** begin **
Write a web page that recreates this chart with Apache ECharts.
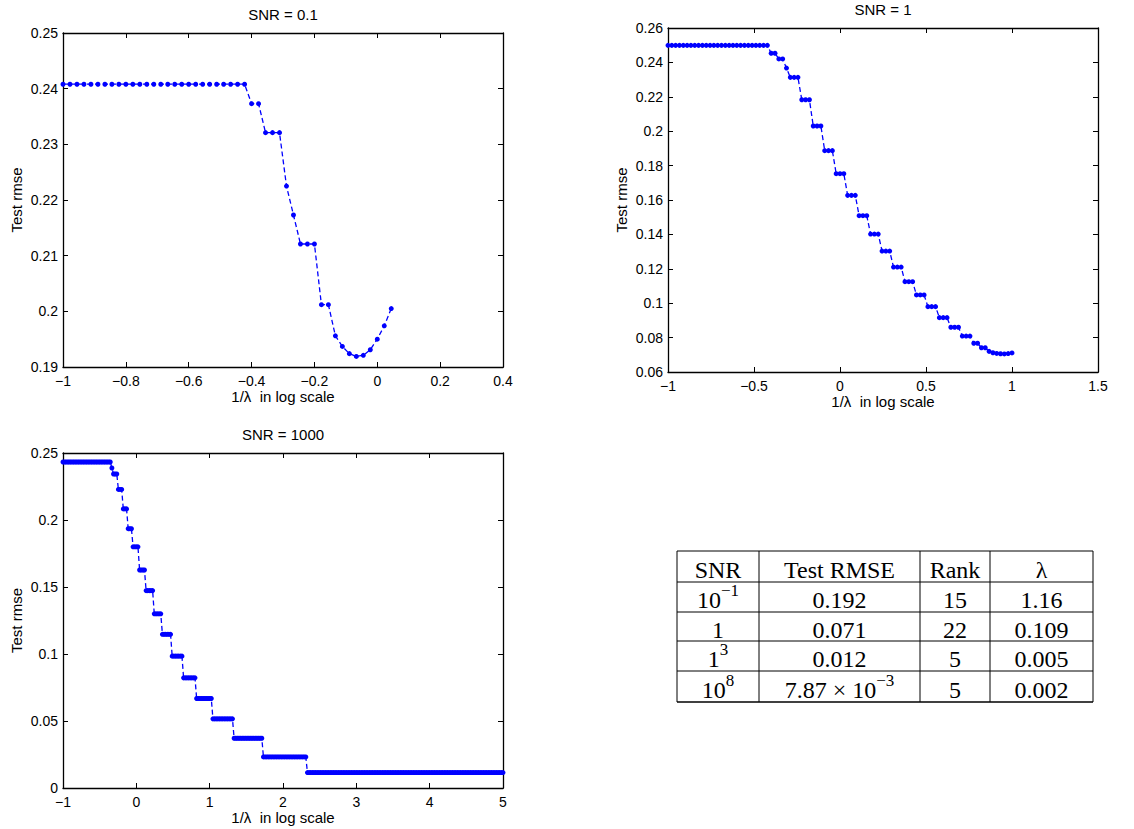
<!DOCTYPE html>
<html>
<head>
<meta charset="utf-8">
<script src="https://cdn.jsdelivr.net/npm/echarts@6/dist/echarts.min.js"></script>
<style>
html,body{margin:0;padding:0;background:#ffffff;}
#chart{width:1134px;height:829px;}
</style>
</head>
<body>
<div id="chart"></div>
<script>
// ---------------- DATA ----------------
// x grid: 1/lambda in log scale, uniform spacing
const xStart = -1;
const xStep = 1 / 45;

// SNR = 0.1  (48 points)
const rmseSnr01 = [
  0.2408,0.2408,0.2408,0.2408,0.2408,0.2408,0.2408,0.2408,0.2408,0.2408,
  0.2408,0.2408,0.2408,0.2408,0.2408,0.2408,0.2408,0.2408,0.2408,0.2408,
  0.2408,0.2408,0.2408,0.2408,0.2408,0.2408,0.2408,
  0.2373,0.2373,0.2321,0.2321,0.2321,0.2225,0.2173,0.2121,0.2121,0.2121,
  0.2012,0.2012,0.1956,0.1937,0.1924,0.1919,0.1921,0.1931,0.1950,0.1974,0.2005
];

// SNR = 1  (91 points)
const rmseSnr1 = [
  0.2499,0.2499,0.2499,0.2499,0.2499,0.2499,0.2499,0.2499,0.2499,0.2499,
  0.2499,0.2499,0.2499,0.2499,0.2499,0.2499,0.2499,0.2499,0.2499,0.2499,
  0.2499,0.2499,0.2499,0.2499,0.2499,0.2499,0.2499,
  0.2453,0.2453,0.2420,0.2420,0.2367,
  0.2313,0.2313,0.2313, 0.2183,0.2183,0.2183, 0.2030,0.2030,0.2030,
  0.1887,0.1887,0.1887, 0.1753,0.1753,0.1753, 0.1627,0.1627,0.1627,
  0.1509,0.1509,0.1509, 0.1402,0.1402,0.1402, 0.1303,0.1303,0.1303,
  0.1210,0.1210,0.1210, 0.1125,0.1125,0.1125, 0.1048,0.1048,0.1048,
  0.0980,0.0980,0.0980, 0.0916,0.0916,0.0916, 0.0860,0.0860,0.0860,
  0.0809,0.0809,0.0809,
  0.0767,0.0767,0.0741,0.0741,
  0.0720,0.0712,0.0708,0.0706,0.0705,0.0707,0.0711
];

// SNR = 1000  (step levels and how many grid points sit on each level; 271 points)
const snr1000Levels = [0.2433,0.2388,0.2343,0.2228,0.2083,0.1935,0.1800,0.1627,0.1473,
                       0.1300,0.1147,0.0984,0.0822,0.0668,0.0516,0.0371,0.0232,0.0115];
const snr1000Counts = [30,1,3,3,3,3,4,4,5,5,6,7,8,10,13,18,27,121];

// tick settings [min, max, interval]
const xTicks01 = [-1, 0.4, 0.2];
const yTicks01 = [0.19, 0.25, 0.01];
const xTicks1 = [-1, 1.5, 0.5];
const yTicks1 = [0.06, 0.26, 0.02];
const xTicks1000 = [-1, 5, 1];
const yTicks1000 = [0, 0.25, 0.05];

const panelTitles = ['SNR = 0.1', 'SNR = 1', 'SNR = 1000'];
const xAxisName = '1/\u03bb\u00a0 in log scale';
const yAxisName = 'Test rmse';

// table
const tableHeader = ['SNR', 'Test RMSE', 'Rank', '\u03bb'];
const tableSnr = [['10', '\u22121'], ['1', ''], ['1', '3'], ['10', '8']];
const tableRmse = [['0.192', ''], ['0.071', ''], ['0.012', ''], ['7.87 \u00d7 10', '\u22123']];
const tableRank = ['15', '22', '5', '5'];
const tableLambda = ['1.16', '0.109', '0.005', '0.002'];

// ---------------- BUILD ----------------
const rmseSnr1000 = snr1000Levels.flatMap((v, k) => Array(snr1000Counts[k]).fill(v));
const toPairs = arr => arr.map((v, i) => [xStart + i * xStep, v]);

const SANS = '"Liberation Sans", Arial, Helvetica, sans-serif';
const SERIF = '"Liberation Serif", "Times New Roman", serif';
const BLUE = '#0000ff';

function fmtTick(v) {
  const r = Math.round(v * 10000) / 10000;
  return String(r).replace('-', '\u2212');
}

const panels = [
  { grid: { left: 63, top: 33, width: 440, height: 334 }, x: xTicks01, y: yTicks01, data: rmseSnr01 },
  { grid: { left: 668, top: 28, width: 430, height: 344 }, x: xTicks1, y: yTicks1, data: rmseSnr1 },
  { grid: { left: 63, top: 453, width: 440, height: 335 }, x: xTicks1000, y: yTicks1000, data: rmseSnr1000 }
];

const grids = [], xAxes = [], yAxes = [], series = [];
const lineCommon = { show: true, onZero: false, lineStyle: { color: '#000', width: 1.3 } };
const tickCommon = { show: true, inside: true, length: 5, lineStyle: { color: '#000', width: 1 } };
const labelCommon = { color: '#000', fontSize: 14, fontFamily: SANS, formatter: fmtTick };
const nameStyle = { color: '#000', fontSize: 15, fontFamily: SANS };

panels.forEach((p, g) => {
  grids.push(Object.assign({ containLabel: false }, p.grid));
  xAxes.push({
    type: 'value', gridIndex: g, position: 'bottom', min: p.x[0], max: p.x[1], interval: p.x[2],
    axisLine: lineCommon, axisTick: tickCommon, splitLine: { show: false },
    axisLabel: Object.assign({ margin: 7 }, labelCommon),
    name: xAxisName, nameLocation: 'middle', nameGap: 20, nameTextStyle: nameStyle
  });
  xAxes.push({
    type: 'value', gridIndex: g, position: 'top', min: p.x[0], max: p.x[1], interval: p.x[2],
    axisLine: lineCommon, axisTick: tickCommon, splitLine: { show: false },
    axisLabel: { show: false },
    name: panelTitles[g], nameLocation: 'middle', nameGap: 11, nameTextStyle: nameStyle
  });
  yAxes.push({
    type: 'value', gridIndex: g, position: 'left', min: p.y[0], max: p.y[1], interval: p.y[2],
    axisLine: lineCommon, axisTick: tickCommon, splitLine: { show: false },
    axisLabel: Object.assign({ margin: 5 }, labelCommon),
    name: yAxisName, nameLocation: 'middle', nameGap: 39, nameRotate: 90, nameTextStyle: nameStyle
  });
  yAxes.push({
    type: 'value', gridIndex: g, position: 'right', min: p.y[0], max: p.y[1], interval: p.y[2],
    axisLine: lineCommon, axisTick: tickCommon, splitLine: { show: false },
    axisLabel: { show: false }
  });
  series.push({
    type: 'line', xAxisIndex: 2 * g, yAxisIndex: 2 * g, data: toPairs(p.data),
    symbol: 'circle', symbolSize: 5, showSymbol: true, showAllSymbol: true,
    lineStyle: { color: BLUE, width: 1.3, type: [5, 3] },
    itemStyle: { color: BLUE, borderWidth: 0 },
    silent: true, animation: false, z: 3
  });
});

// table graphics
const tCols = [677, 759, 920, 990, 1093];
const tRows = [551, 582, 612, 641, 671, 702];
const graphics = [];
tRows.forEach((y, i) => graphics.push({
  type: 'line', shape: { x1: tCols[0], y1: y, x2: tCols[4], y2: y },
  style: { stroke: '#000', lineWidth: i === tRows.length - 1 ? 1.5 : 1 }, silent: true
}));
tCols.forEach(x => graphics.push({
  type: 'line', shape: { x1: x, y1: tRows[0], x2: x, y2: tRows[tRows.length - 1] },
  style: { stroke: '#000', lineWidth: 1 }, silent: true
}));
const richStyles = {
  b: { fontSize: 24, fontFamily: SERIF, fill: '#000', lineHeight: 30, verticalAlign: 'bottom' },
  s: { fontSize: 17, fontFamily: SERIF, fill: '#000', lineHeight: 17, verticalAlign: 'top' }
};
function cellText(col, row, base, sup) {
  const cx = (tCols[col] + tCols[col + 1]) / 2;
  const cy = (tRows[row] + tRows[row + 1]) / 2;
  const txt = sup ? '{b|' + base + '}{s|' + sup + '}' : '{b|' + base + '}';
  graphics.push({
    type: 'text', x: cx, y: cy, silent: true,
    style: {
      text: txt, rich: richStyles, fontSize: 24, fontFamily: SERIF, fill: '#000',
      align: 'center', verticalAlign: 'middle', textAlign: 'center', textVerticalAlign: 'middle'
    }
  });
}
tableHeader.forEach((h, c) => cellText(c, 0, h, ''));
for (let r = 0; r < 4; r++) {
  cellText(0, r + 1, tableSnr[r][0], tableSnr[r][1]);
  cellText(1, r + 1, tableRmse[r][0], tableRmse[r][1]);
  cellText(2, r + 1, tableRank[r], '');
  cellText(3, r + 1, tableLambda[r], '');
}

const chart = echarts.init(document.getElementById('chart'), null, { renderer: 'svg', width: 1134, height: 829 });
chart.setOption({
  backgroundColor: '#ffffff',
  animation: false,
  grid: grids,
  xAxis: xAxes,
  yAxis: yAxes,
  series: series,
  graphic: graphics
});
</script>
</body>
</html>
** end **
Prompt. Print, exactly as written, the lines above from the first one to the one containing "const xStep = 1 / 45;". Leave out pictures.

Response.
Write a web page that recreates this chart with Apache ECharts.
<!DOCTYPE html>
<html>
<head>
<meta charset="utf-8">
<script src="https://cdn.jsdelivr.net/npm/echarts@6/dist/echarts.min.js"></script>
<style>
html,body{margin:0;padding:0;background:#ffffff;}
#chart{width:1134px;height:829px;}
</style>
</head>
<body>
<div id="chart"></div>
<script>
// ---------------- DATA ----------------
// x grid: 1/lambda in log scale, uniform spacing
const xStart = -1;
const xStep = 1 / 45;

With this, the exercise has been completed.